The global grounding of Boeing’s 737 Max jets will cost the company more than $1bn, the company said on Wednesday.
The jets were grounded after two fatal crashes that killed 346 people and have triggered investigations into the accidents across the world and left Boeing with one of the biggest crises in its history.
In its first quarterly earnings report since the Lion Air and Ethiopian Airlines disasters, Boeing announced it has abandoned its 2019 financial outlook and halted share buybacks in mid-March as it deals with the crisis.
The announcement was a sharp reversal from Boeing’s last earnings report in January, when executives unveiled plans to deliver more than 900 jetliners this year alongside higher sales and profits.
The world’s largest planemaker reported first-quarter revenue and cashflow below sharply lowered Wall Street estimates, largely due to stopping deliveries of the 737 Max jets, which were grounded in March after the two crashes.
The crashes caused regulators worldwide to ground the 737 Max and triggered investigations into the aircraft’s development by federal transportation authorities and the US Department of Justice.

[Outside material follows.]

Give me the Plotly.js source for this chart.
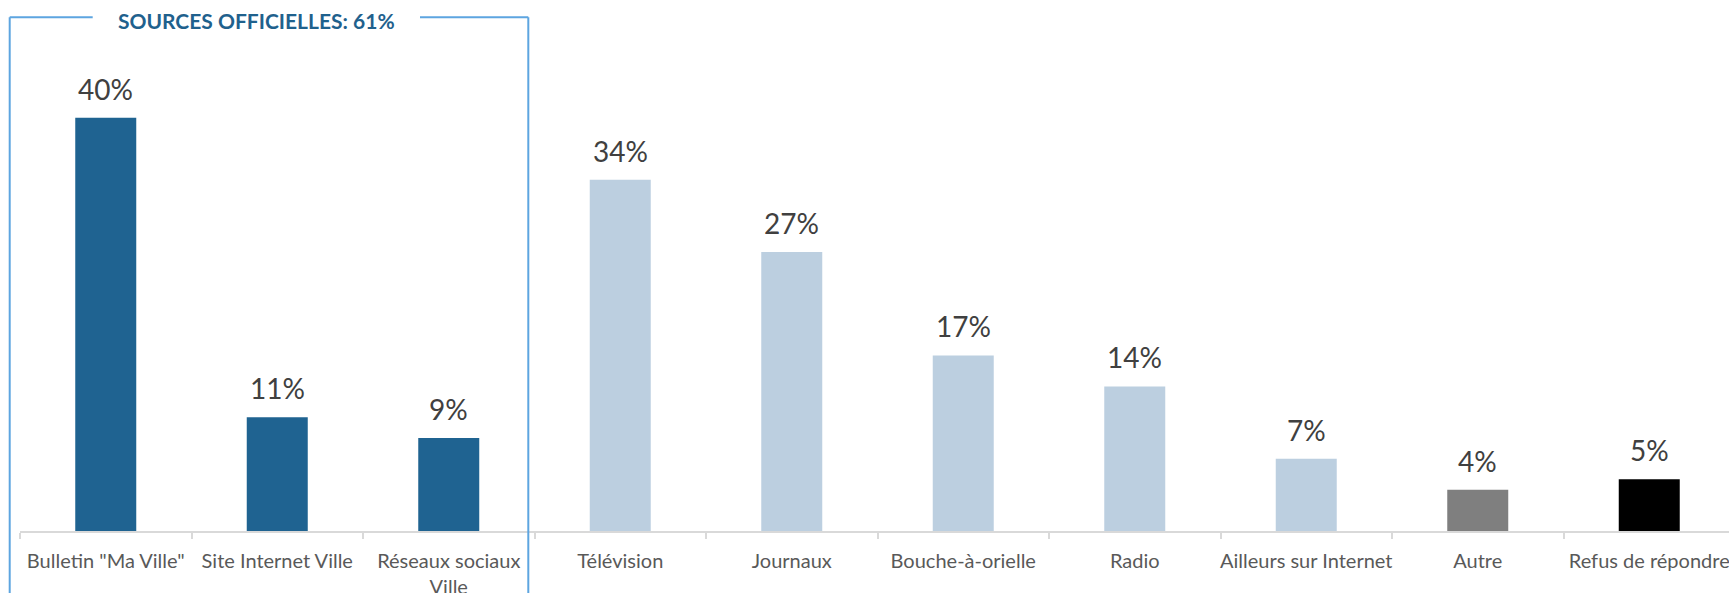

Although safety experts have raised some questions over crew performance in both crashes, the regulatory fallout has been dominated so far by questions over anti-stall software known as MCAS, which Boeing has acknowledged was a common link in the separate chains of events leading to both crashes.
Boeing cut production of the jets following the crashes to 42 aircraft per month, down from 52, and its operating cash flow in the first quarter was about $350m lower than a year earlier.
Boeing also said it booked unspecified charges related to developing a fix for MCAS and pilot training, and was making steady progress toward certification of the software after completing more than 135 test and production flights.
The company said it would be issuing a new forecast in the future when it has more clarity around the issues surrounding the 737 Max.